Gli ultimi episodi che riguardano l’individuazione delle rappresentanze, in condizioni di essere elette, nel Sud con una serie di personaggi paracadutati senza alcun criterio di collegamento con il territorio, è un ulteriore errore che accelera quel processo di distacco dalla politica non solo, ma anche la presa di coscienza dell’esigenza di contrapporre una forza che faccia gli interessi della parte finora dominata. Così come incoraggiare quei processi di autonomia, che portino a consolidare lo stato di dipendenza, di sottomissione, ma anche  di servizi più scadenti in una parte,  non può che portare a forme di disallineamento rispetto ad un progetto unitario.        

Rendersi conto da parte della classe dominante, che fa opinione ed indirizza le scelte, che vi sono dei limiti che è opportuno non superare potrebbe contribuire ad un percorso virtuoso di tutto il Paese. Al contrario forzature, che rappresentano via di fuga rispetto ad una realtà complessa, non fanno altro che accelerare processi non più controllabili.
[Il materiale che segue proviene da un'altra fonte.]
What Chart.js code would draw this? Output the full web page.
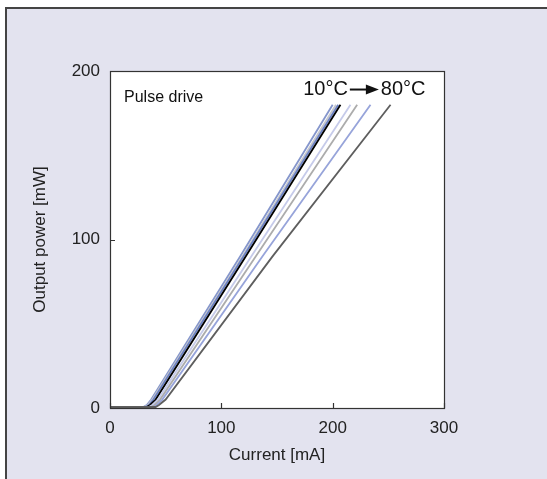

Il concetto è quello che la corda che si può tirare ma bisogna stare molto attenti che non si spezzi. Alcuni episodi più recenti dimostrano in maniera inequivocabile che tale consapevolezza non sia così diffusa, da parte di chi ha avuto fino ad adesso la gestione del Paese, ma che anzi si pensi che sia possibile procedere senza alcun limite.